India's Ministry of Petroleum and Natural Gas mounted a fresh defence of its E20 ethanol blending programme on Sunday, warning that abandoning the policy would strand billions of rupees already invested in ethanol production and distribution infrastructure. The ministry rejected consumer complaints over falling fuel efficiency.
The E20 policy, which mandates petrol blended with 20% ethanol, was rolled out ahead of schedule to reduce India's crude oil import bill and support farm incomes. The government has committed sugar mills and distilleries to large-scale ethanol capacity, backing the expansion with subsidies and interest-free loans.
Critics, including sections of the automobile industry and vehicle owners, have argued that older engines not designed for higher ethanol content suffer reduced mileage and potential component damage. The ministry countered that most vehicles sold since 2023 are compatible and that efficiency losses are marginal, citing its own technical assessments.

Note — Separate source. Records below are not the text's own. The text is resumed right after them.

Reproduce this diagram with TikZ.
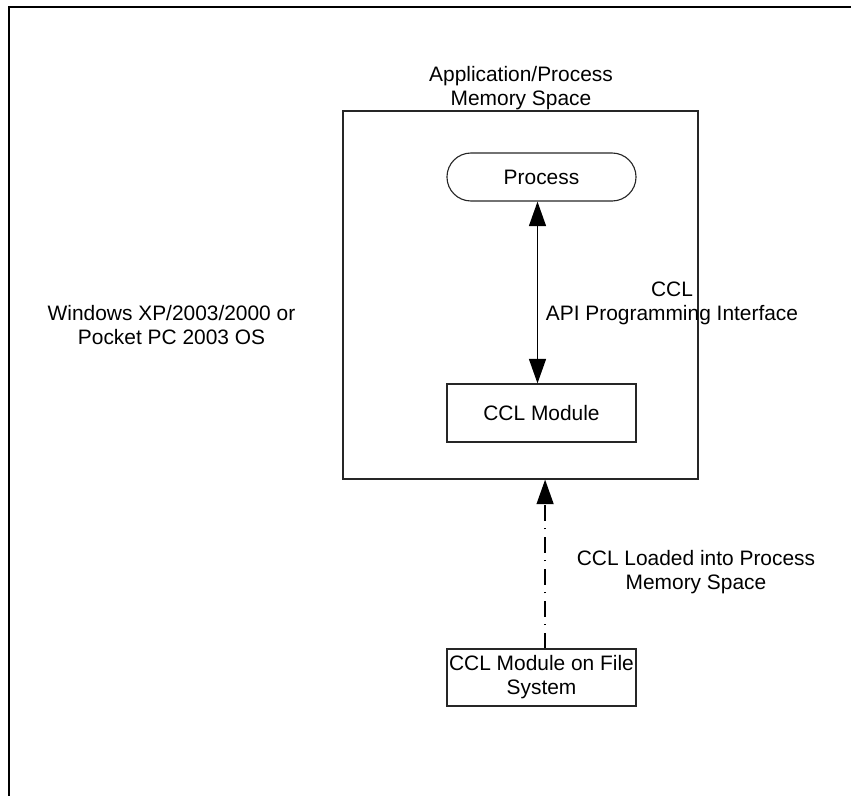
\documentclass[tikz,border=0pt]{standalone}
\usepackage{fontspec}
\setmainfont{Liberation Sans}
\usetikzlibrary{arrows.meta}

\begin{document}
\begin{tikzpicture}[x=0.025cm, y=-0.025cm,
  every node/.style={font=\fontsize{14.87pt}{17.1pt}\selectfont, align=center},
  box/.style={draw=black!85, line width=0.8pt, inner sep=0pt, minimum width=4.725cm},
  conn/.style={line width=1.4pt, -{Triangle[length=17.5pt, width=12pt]}}]
\useasboundingbox (0,0) rectangle (851,796);
\draw[line width=1.4pt] (9,796) -- (9,7) -- (851,7);
\node[box, minimum width=8.875cm, minimum height=9.2cm] (mem) at (520.5,295) {};
\node[box, minimum height=1.2cm, rounded corners=0.6cm] (proc) at (541.5,177) {Process};
\node[box, minimum height=1.45cm] (mod) at (541.5,413) {CCL Module};
\node[box, minimum height=1.425cm] (file) at (541.5,677.5) {CCL Module on File\\System};
\node (os) at (171.5,325) {Windows XP/2003/2000 or\\Pocket PC 2003 OS};
\node (title) at (521,88) {Application/Process\\Memory Space};
\node (api) at (672,303) {CCL\\API Programming Interface};
\node (load) at (696,572) {CCL Loaded into Process\\Memory Space};
\draw[conn, {Triangle[length=17.5pt, width=12pt]}-{Triangle[length=17.5pt, width=12pt]}]
  ([xshift=-0.1cm]mod.north) -- ([xshift=-0.1cm]proc.south);
\draw[conn, dash pattern=on 11pt off 5.5pt on 0.7pt off 5.5pt]
  ([xshift=0.09cm]file.north) -- ([xshift=0.09cm]file.north |- mem.south);
\end{tikzpicture}
\end{document}
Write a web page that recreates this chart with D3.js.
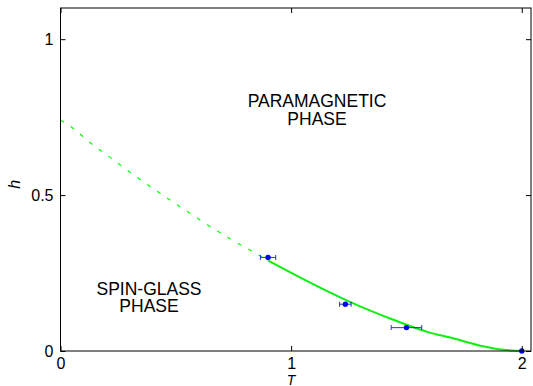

The defence comes as the government seeks to protect a policy central to its energy security and rural economy goals. Industry bodies such as the Society of Indian Automobile Manufacturers have called for clearer labelling and consumer guidance, while ethanol producers have urged the government to hold firm to preserve their investments.
Analysts at rating agencies including ICRA have noted that any policy reversal would hit sugar and ethanol producers hardest, given the capacity built specifically to meet blending targets set by the National Biofuels Policy.